**Exercise description:** Identify the lines bearing the string "with" and gather them.

**Given records:**
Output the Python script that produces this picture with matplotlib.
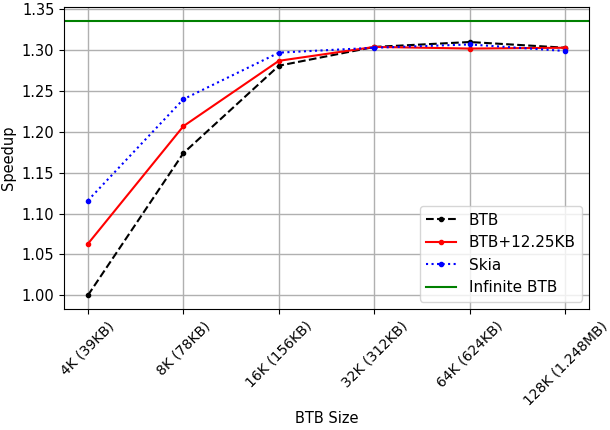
import matplotlib
matplotlib.use('Agg')
import matplotlib.pyplot as plt
import numpy as np

# BTB sizes and measured speedups
sizes = ['4K (39KB)', '8K (78KB)', '16K (156KB)', '32K (312KB)',
         '64K (624KB)', '128K (1.248MB)']
btb = [1.000, 1.174, 1.281, 1.304, 1.310, 1.303]
btb_ext = [1.063, 1.207, 1.287, 1.304, 1.302, 1.303]
skia = [1.116, 1.240, 1.297, 1.303, 1.307, 1.299]
infinite_btb = 1.336

plt.rcParams['font.size'] = 10.5

fig, ax = plt.subplots(1, 1, figsize=(6.1, 4.3), dpi=100)
x = np.arange(len(sizes))

ax.plot(x, btb, 'k--', marker='.', markersize=6, linewidth=1.5, label='BTB')
ax.plot(x, btb_ext, 'r-', marker='.', markersize=6, linewidth=1.5,
        label='BTB+12.25KB')
ax.plot(x, skia, 'b:', marker='.', markersize=6, linewidth=1.5, label='Skia')
ax.axhline(infinite_btb, color='green', linewidth=1.5, label='Infinite BTB')

# keep autoscale consistent with the infinite line included
ax.set_ylim(0.983, 1.353)
ax.set_xticks(x)
ax.set_xticklabels(sizes, rotation=45, fontsize=10)
ax.set_yticks(np.arange(1.0, 1.351, 0.05))
ax.set_xlabel('BTB Size', labelpad=2)
ax.set_ylabel('Speedup')
ax.grid(True, color='#b0b0b0', linewidth=1)
ax.legend(loc='lower right', fontsize=11)

fig.subplots_adjust(left=0.105, right=0.966, top=0.984, bottom=0.281)
plt.savefig('out.png')
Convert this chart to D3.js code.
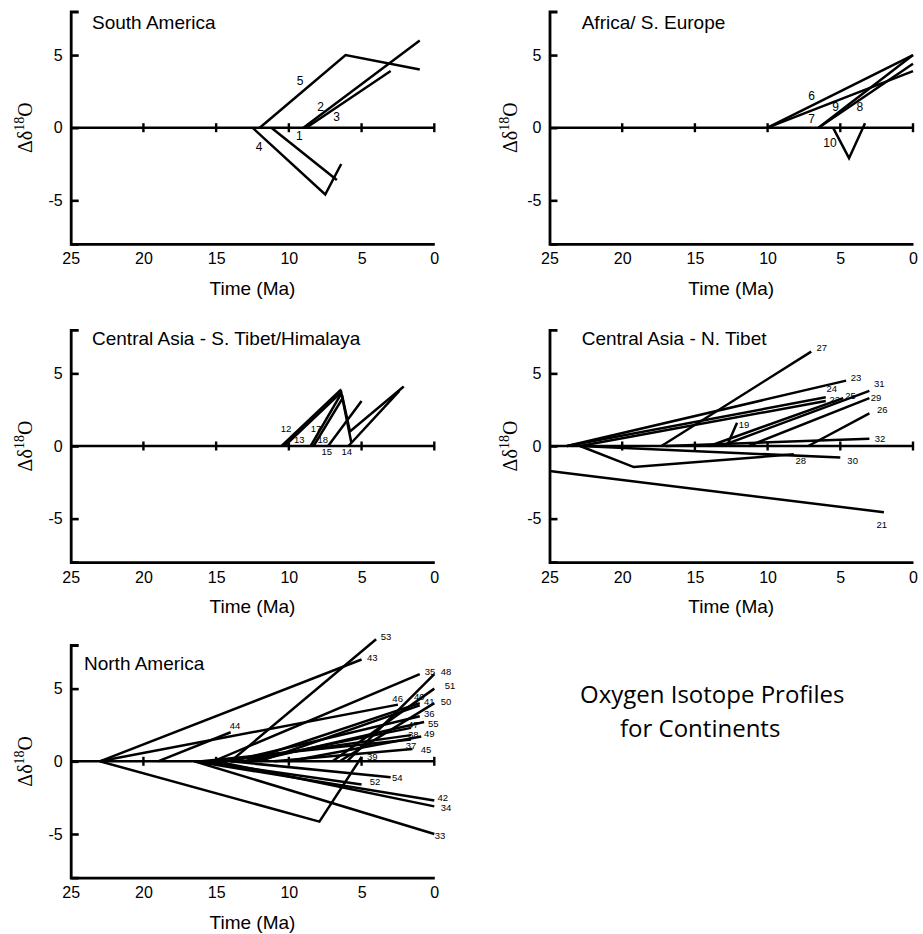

**Reply:**
Output the Python script that produces this picture with matplotlib.
# keep autoscale consistent with the infinite line included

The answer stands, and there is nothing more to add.